(Task goal)
Leave out the pictures; transcribe all else exactly.

(Data)
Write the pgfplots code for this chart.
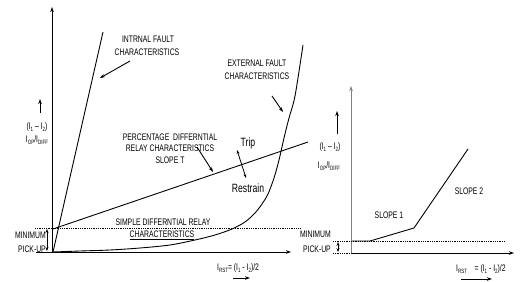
\documentclass[border=0pt]{standalone}
\usepackage{fontspec}
\setmainfont{Liberation Sans}
\newfontfamily\nf[FakeStretch=0.72]{Liberation Sans}
\usepackage{pgfplots}
\pgfplotsset{compat=1.18}
\usetikzlibrary{arrows.meta}
\newcommand{\lab}{\nf\fontsize{9.5bp}{11bp}\selectfont}
\newcommand{\biglab}{\nf\fontsize{12bp}{14bp}\selectfont}
\newcommand{\sbs}[1]{\raisebox{-0.4ex}{\fontsize{6.2bp}{7bp}\selectfont #1}}
\begin{document}
\begin{tikzpicture}
\begin{axis}[scale only axis, width=521bp, height=282bp,
  xmin=0, xmax=521, ymin=0, ymax=282, y dir=reverse,
  hide axis, clip=false,
  ln/.style={black, line width=0.9bp},
  ar/.style={black, line width=0.9bp, -{Stealth[length=5bp,width=3.5bp]}},
  dar/.style={black, line width=0.8bp, {Stealth[length=4bp,width=3bp]}-{Stealth[length=4bp,width=3bp]}},
  dt/.style={black, line width=0.8bp, dash pattern=on 0.9bp off 0.9bp}]
% bounding box
\addplot[draw=none] coordinates {(0,0) (521,282)};
% ---------- left panel ----------
\addplot[ar] coordinates {(52,252) (52,7)};
\addplot[ar] coordinates {(36,252) (291,252)};
\addplot[dt] coordinates {(35,228) (300,228)};
\addplot[ln] coordinates {(53,252) (103,32)};
\addplot[ln] coordinates {(53,229) (308,142)};
\addplot[ln, smooth, tension=0.5] coordinates {
 (53,252) (80,251) (110,250) (140,248) (170,245) (195,240) (215,235)
 (232,229) (245,222) (255,213) (262,204) (268,194) (274,178) (279,160)
 (284,138) (289,118) (295,96) (303,45)};
\addplot[ar] coordinates {(130,61) (100,78)};
\addplot[ar] coordinates {(272,96) (283,112)};
\addplot[ar] coordinates {(197,147) (213,172)};
\addplot[dar] coordinates {(237,150) (246,178)};
\addplot[dar] coordinates {(47,229) (47,251)};
\addplot[ar] coordinates {(40,113) (40,99)};
\addplot[ar] coordinates {(233,278) (250,278)};
\node[font=\lab] at (axis cs:148,39) {INTRNAL FAULT};
\node[font=\lab] at (axis cs:147,52) {CHARACTERISTICS};
\node[font=\lab] at (axis cs:257,63) {EXTERNAL FAULT};
\node[font=\lab] at (axis cs:257,76) {CHARACTERISTICS};
\node[font=\lab] at (axis cs:170,137) {PERCENTAGE\ \ DIFFERNTIAL};
\node[font=\lab] at (axis cs:170,148) {RELAY CHARACTERISTICS};
\node[font=\lab] at (axis cs:170,160) {SLOPE T};
\node[font=\biglab] at (axis cs:248,143) {Trip};
\node[font=\biglab] at (axis cs:248,188) {Restrain};
\node[font=\lab] at (axis cs:163,222) {SIMPLE DIFFERNTIAL RELAY};
\node[font=\lab] at (axis cs:162,235) {\underline{CHARACTERISTICS}};
\node[font=\lab, anchor=east, inner sep=0pt] at (axis cs:46,235) {MINIMUM};
\node[font=\lab, anchor=east, inner sep=0pt] at (axis cs:46,249) {PICK-UP};
\node[font=\lab] at (axis cs:37,127) {(I\sbs{1} – I\sbs{2})};
\node[font=\lab] at (axis cs:37,140) {I\sbs{OP}/I\sbs{DIFF}};
\node[font=\lab, anchor=west, inner sep=0pt] at (axis cs:217,268) {I\sbs{RST}= (I\sbs{1} - I\sbs{2})/2};
% ---------- right panel ----------
\addplot[gray, line width=0.9bp, -{Stealth[length=5bp,width=3.5bp]}] coordinates {(351,253) (351,86)};
\addplot[ar] coordinates {(352,253) (514,253)};
\addplot[dt] coordinates {(333,253) (352,253)};
\addplot[dt] coordinates {(333,241) (505,241)};
\addplot[ln] coordinates {(352,241) (370,241) (414,228) (468,149)};
\addplot[dar] coordinates {(338,242) (338,252)};
\addplot[ar] coordinates {(337,134) (337,111)};
\addplot[ar] coordinates {(461,279) (492,279)};
\node[font=\lab] at (axis cs:389,215) {SLOPE 1};
\node[font=\lab] at (axis cs:469,191) {SLOPE 2};
\node[font=\lab, anchor=east, inner sep=0pt] at (axis cs:331,234) {MINIMUM};
\node[font=\lab, anchor=east, inner sep=0pt] at (axis cs:331,249) {PICK-UP};
\node[font=\lab] at (axis cs:330,147) {(I\sbs{1} – I\sbs{2})};
\node[font=\lab] at (axis cs:329,166) {I\sbs{OP}/I\sbs{DIFF}};
\node[font=\lab, anchor=west, inner sep=0pt] at (axis cs:456,269) {I\sbs{RST}\ \ \ \ = (I\sbs{1} - I\sbs{2})/2};
\end{axis}
\end{tikzpicture}
\end{document}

(Written answer)
Write the pgfplots code for this chart.
\documentclass[border=0pt]{standalone}
\usepackage{fontspec}
\setmainfont{Liberation Sans}
\newfontfamily\nf[FakeStretch=0.72]{Liberation Sans}
\usepackage{pgfplots}
\pgfplotsset{compat=1.18}
\usetikzlibrary{arrows.meta}
\newcommand{\lab}{\nf\fontsize{9.5bp}{11bp}\selectfont}
\newcommand{\biglab}{\nf\fontsize{12bp}{14bp}\selectfont}
\newcommand{\sbs}[1]{\raisebox{-0.4ex}{\fontsize{6.2bp}{7bp}\selectfont #1}}
\begin{document}
\begin{tikzpicture}
\begin{axis}[scale only axis, width=521bp, height=282bp,
  xmin=0, xmax=521, ymin=0, ymax=282, y dir=reverse,
  hide axis, clip=false,
  ln/.style={black, line width=0.9bp},
  ar/.style={black, line width=0.9bp, -{Stealth[length=5bp,width=3.5bp]}},
  dar/.style={black, line width=0.8bp, {Stealth[length=4bp,width=3bp]}-{Stealth[length=4bp,width=3bp]}},
  dt/.style={black, line width=0.8bp, dash pattern=on 0.9bp off 0.9bp}]
% bounding box
\addplot[draw=none] coordinates {(0,0) (521,282)};
% ---------- left panel ----------
\addplot[ar] coordinates {(52,252) (52,7)};
\addplot[ar] coordinates {(36,252) (291,252)};
\addplot[dt] coordinates {(35,228) (300,228)};
\addplot[ln] coordinates {(53,252) (103,32)};
\addplot[ln] coordinates {(53,229) (308,142)};
\addplot[ln, smooth, tension=0.5] coordinates {
 (53,252) (80,251) (110,250) (140,248) (170,245) (195,240) (215,235)
 (232,229) (245,222) (255,213) (262,204) (268,194) (274,178) (279,160)
 (284,138) (289,118) (295,96) (303,45)};
\addplot[ar] coordinates {(130,61) (100,78)};
\addplot[ar] coordinates {(272,96) (283,112)};
\addplot[ar] coordinates {(197,147) (213,172)};
\addplot[dar] coordinates {(237,150) (246,178)};
\addplot[dar] coordinates {(47,229) (47,251)};
\addplot[ar] coordinates {(40,113) (40,99)};
\addplot[ar] coordinates {(233,278) (250,278)};
\node[font=\lab] at (axis cs:148,39) {INTRNAL FAULT};
\node[font=\lab] at (axis cs:147,52) {CHARACTERISTICS};
\node[font=\lab] at (axis cs:257,63) {EXTERNAL FAULT};
\node[font=\lab] at (axis cs:257,76) {CHARACTERISTICS};
\node[font=\lab] at (axis cs:170,137) {PERCENTAGE\ \ DIFFERNTIAL};
\node[font=\lab] at (axis cs:170,148) {RELAY CHARACTERISTICS};
\node[font=\lab] at (axis cs:170,160) {SLOPE T};
\node[font=\biglab] at (axis cs:248,143) {Trip};
\node[font=\biglab] at (axis cs:248,188) {Restrain};
\node[font=\lab] at (axis cs:163,222) {SIMPLE DIFFERNTIAL RELAY};
\node[font=\lab] at (axis cs:162,235) {\underline{CHARACTERISTICS}};
\node[font=\lab, anchor=east, inner sep=0pt] at (axis cs:46,235) {MINIMUM};
\node[font=\lab, anchor=east, inner sep=0pt] at (axis cs:46,249) {PICK-UP};
\node[font=\lab] at (axis cs:37,127) {(I\sbs{1} – I\sbs{2})};
\node[font=\lab] at (axis cs:37,140) {I\sbs{OP}/I\sbs{DIFF}};
\node[font=\lab, anchor=west, inner sep=0pt] at (axis cs:217,268) {I\sbs{RST}= (I\sbs{1} - I\sbs{2})/2};
% ---------- right panel ----------
\addplot[gray, line width=0.9bp, -{Stealth[length=5bp,width=3.5bp]}] coordinates {(351,253) (351,86)};
\addplot[ar] coordinates {(352,253) (514,253)};
\addplot[dt] coordinates {(333,253) (352,253)};
\addplot[dt] coordinates {(333,241) (505,241)};
\addplot[ln] coordinates {(352,241) (370,241) (414,228) (468,149)};
\addplot[dar] coordinates {(338,242) (338,252)};
\addplot[ar] coordinates {(337,134) (337,111)};
\addplot[ar] coordinates {(461,279) (492,279)};
\node[font=\lab] at (axis cs:389,215) {SLOPE 1};
\node[font=\lab] at (axis cs:469,191) {SLOPE 2};
\node[font=\lab, anchor=east, inner sep=0pt] at (axis cs:331,234) {MINIMUM};
\node[font=\lab, anchor=east, inner sep=0pt] at (axis cs:331,249) {PICK-UP};
\node[font=\lab] at (axis cs:330,147) {(I\sbs{1} – I\sbs{2})};
\node[font=\lab] at (axis cs:329,166) {I\sbs{OP}/I\sbs{DIFF}};
\node[font=\lab, anchor=west, inner sep=0pt] at (axis cs:456,269) {I\sbs{RST}\ \ \ \ = (I\sbs{1} - I\sbs{2})/2};
\end{axis}
\end{tikzpicture}
\end{document}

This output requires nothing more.